Mrs. Wiseman and Miss Jameson drove Mrs. Maurier moaning and wringing her hands from the galley and prepared lunch — grapefruit again, disguised thinly.

“We have so many of them,” the hostess apologized helplessly. “And the steward gone. . We are aground, too, you see,” she explained.

“Oh, we can stand a little hardship, I guess,” Fairchild reassured her jovially. “The race hasn’t degenerated that far. In a book, now, it would be kind of terrible; if you forced characters in a book to eat as much grapefruit as we do, both the art boys and the humanitarians would stand on their hind legs and howl. But in real life — In life, anything might happen; in actual life people will do anything. It’s only in books that people must function according to arbitrary rules of conduct and probability; it’s only in books that events must never flout credulity.”

“That’s true,” Mrs. Wiseman agreed. “People’s characters, when writers delineate them by revealing their likings and dislikings, always appear so perfect, so inevitably consistent, but in li—”

“That’s why literature is art and biology isn’t,” her brother interrupted. “A character in a book must be consistent in all things, while man is consistent in one thing only: he is consistently vain. It’s his vanity alone which keeps his particles damp and adhering one to another, instead of like any other handful of dust which any wind that passes can disseminate.”

“In other words, he is consistently inconsistent,” Mark Frost recapitulated.

“I guess so,” the Semitic man replied. “Whatever that means. . But what were you saying, Eva?”

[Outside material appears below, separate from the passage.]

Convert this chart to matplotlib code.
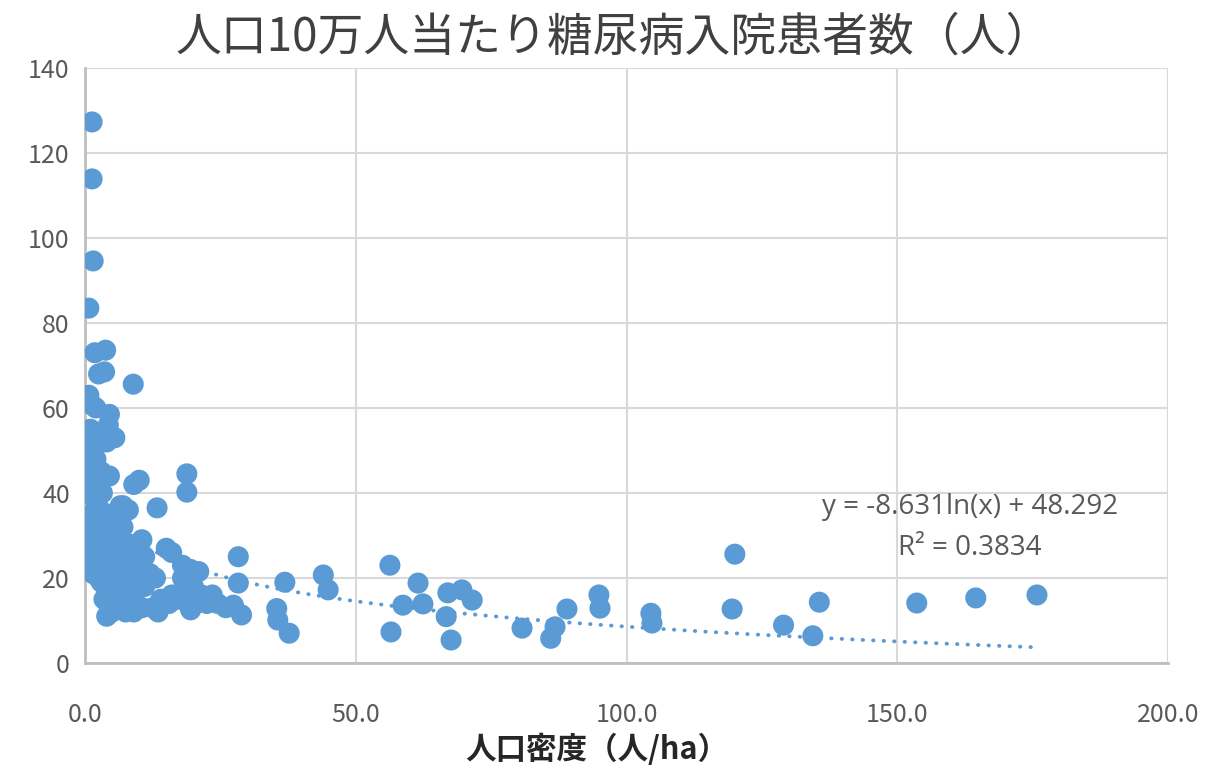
import numpy as np
import matplotlib
matplotlib.use("Agg")
from matplotlib import pyplot as plt

plt.rcParams['font.family'] = ['Noto Sans CJK JP', 'DejaVu Sans']

# population density (persons/ha) vs diabetes inpatients per 100k
density = [1.3, 1.3, 1.5, 0.7, 1.8, 3.8, 3.6, 8.9, 2.5, 0.7, 1.5, 2.0, 4.5, 5.5, 1.0, 0.5,
           18.8, 18.8, 10.0, 9.0, 13.3, 7.0, 8.0, 10.5, 15.0, 16.0, 18.0, 19.5, 21.0,
           28.3, 28.3, 27.4, 28.9, 36.9, 35.4, 35.6, 37.7, 44.0, 44.9, 56.3, 56.5, 58.7,
           61.5, 62.4, 67.0, 66.7, 67.6, 69.6, 71.5, 80.7, 86.0, 86.8, 89.0, 94.9, 95.1,
           104.5, 104.7, 120.0, 119.5, 129.0, 134.4, 135.6, 153.6, 164.5, 175.8,
           # dense cluster near the origin
           0.5, 0.6, 0.8, 1.0, 1.2, 4.3, 3.5, 4.0, 1.2, 2.0, 2.5, 3.0, 3.2, 2.8, 1.5, 2.2,
           1.0, 1.5, 2.5, 3.0, 3.5, 4.0, 4.5, 5.0, 5.5, 6.0, 6.5, 7.2, 7.0, 8.0, 6.0, 5.0,
           4.0, 3.5, 4.0, 5.0, 6.0, 6.5, 7.0, 8.0, 9.0, 10.0, 9.5, 8.5, 7.5, 9.0, 10.5,
           11.0, 12.0, 13.0, 12.5, 13.5, 14.0, 15.5, 16.0, 17.0, 18.0, 19.0, 19.5, 20.5,
           21.5, 22.5, 23.5, 24.5, 26.0, 18.0, 20.0, 6.0, 2.0, 3.0, 7.5, 11.0, 1.0, 2.0,
           0.8, 5.0, 2.5, 4.5, 0.5, 1.0, 2.0, 3.0, 4.0, 5.5, 6.5, 8.0, 3.0, 5.0, 7.0, 4.5]
patients = [127.3, 113.9, 94.6, 83.5, 73.0, 73.6, 68.5, 65.6, 68.0, 63.0, 60.5, 60.0, 58.5, 53.0, 55.0, 53.0,
            44.5, 40.2, 43.0, 42.0, 36.5, 37.0, 36.0, 29.0, 27.0, 26.0, 23.0, 22.0, 21.5,
            25.0, 18.8, 13.6, 11.3, 19.0, 12.8, 10.1, 7.0, 20.7, 17.2, 23.0, 7.3, 13.6,
            18.8, 13.9, 16.5, 10.9, 5.4, 17.2, 14.8, 8.2, 5.8, 8.5, 12.7, 16.0, 12.9,
            11.7, 9.4, 25.6, 12.7, 8.9, 6.4, 14.3, 14.1, 15.3, 16.0,
            28.0, 42.0, 40.0, 45.0, 47.0, 56.0, 53.0, 52.0, 35.0, 38.0, 42.0, 45.0, 40.0, 36.0, 30.0, 25.0,
            24.0, 21.0, 20.0, 23.0, 28.0, 32.0, 35.0, 30.0, 27.0, 25.0, 37.0, 36.0, 32.0, 28.0, 22.0, 19.0,
            17.0, 15.0, 11.0, 12.0, 14.0, 18.0, 20.0, 22.0, 24.0, 20.0, 17.0, 14.0, 12.0, 12.0, 13.0,
            18.0, 21.0, 20.0, 13.0, 12.0, 15.0, 14.0, 16.0, 15.0, 17.0, 14.0, 12.5, 14.0,
            16.0, 14.0, 16.0, 14.0, 13.0, 20.0, 18.0, 30.0, 31.0, 27.0, 25.0, 25.0, 50.0, 48.0,
            43.0, 33.0, 33.0, 44.0, 40.0, 33.0, 27.0, 33.0, 25.0, 22.0, 27.0, 17.0, 19.0, 16.0, 15.0, 13.0]

trend_a = -8.631
trend_b = 48.292
title = '人口10万人当たり糖尿病入院患者数（人）'
xlabel = '人口密度（人/ha）'

blue = '#5B9BD5'
fig = plt.figure(figsize=(12.08, 7.70), dpi=100)
ax = fig.add_axes([0.0704, 0.139, 0.8965, 0.7727])

ax.scatter(density, patients, s=230, color=blue, edgecolors='none', zorder=3)

# logarithmic trendline over the data range
xt = np.linspace(min(density), max(density), 400)
ax.plot(xt, trend_a * np.log(xt) + trend_b, color=blue, lw=2.8,
        linestyle=(0, (0.1, 2.6)), dash_capstyle='round', zorder=2)

ax.set_xlim(0, 200)
ax.set_ylim(0, 140)
ax.set_xticks(np.arange(0, 201, 50))
ax.set_xticklabels(['%.1f' % v for v in np.arange(0, 201, 50)])
ax.set_yticks(np.arange(0, 141, 20))
ax.grid(True, color='#D9D9D9', lw=1.5, zorder=0)
ax.set_axisbelow(True)
for s in ['top', 'right']:
    ax.spines[s].set_visible(False)
for s in ['left', 'bottom']:
    ax.spines[s].set_color('#BFBFBF')
    ax.spines[s].set_linewidth(2)
ax.tick_params(length=0, labelsize=18, labelcolor='#595959')
ax.tick_params(axis='x', pad=28)
ax.tick_params(axis='y', pad=11)

eq_font = ['Open Sans', 'DejaVu Sans']
ax.text(0.817, 0.262, 'y = -8.631ln(x) + 48.292', transform=ax.transAxes,
        ha='center', va='center', fontsize=20, color='#595959', family=eq_font)
ax.text(0.817, 0.193, 'R² = 0.3834', transform=ax.transAxes,
        ha='center', va='center', fontsize=20, color='#595959', family=eq_font)

fig.text(0.508, 0.951, title, ha='center', va='center', fontsize=33, color='#404040')
fig.text(0.494, 0.026, xlabel, ha='center', va='center', fontsize=22, weight='bold', color='#262626')

fig.savefig('out.png', dpi=100)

“I was thinking of how book people, when you find them in real life, have such a perverse and disconcerting way of liking and disliking the wrong things. For instance, Dorothy here. Suppose you were drawing Dorothy’s character in a novel, Dawson. Any writer would give her a liking for blue jewelry: white gold, and platinum, and sapphires in dull silver — you know. Wouldn’t you do that?”

“Why, yes, so I would,” Fairchild agreed with interest. “She would like blue things, sure enough.”

“And then,” the other continued, “music. You’d say she would like Grieg, and those other cold mad northern people with icewater in their veins, wouldn’t you?”

“Yes,” Fairchild agreed again, thinking immediately of Ibsen and the Peer Gynt legend and remembering a sonnet of Siegfried Sassoon’s about Sibelius that he had once read in a magazine. “That’s what she would like.”

“Should like,” Mrs. Wiseman corrected. “For the sake of esthetic consistency. But I bet you are wrong. Isn’t he, Dorothy?”

“Why, yes,” Miss Jameson replied. “I always liked Chopin.”

Mrs. Wiseman shrugged: a graceful dark gesture. “And there you are. That’s what makes art so discouraging. You come to expect anything associated with and dependent on the actions of man to be discouraging. But it always shocks me to learn that art also depends on population, on the herd instinct just as much as manufacturing automobiles or stockings does—”

“Only they can’t advertise art by means of women’s legs yet,” Mark Frost interrupted.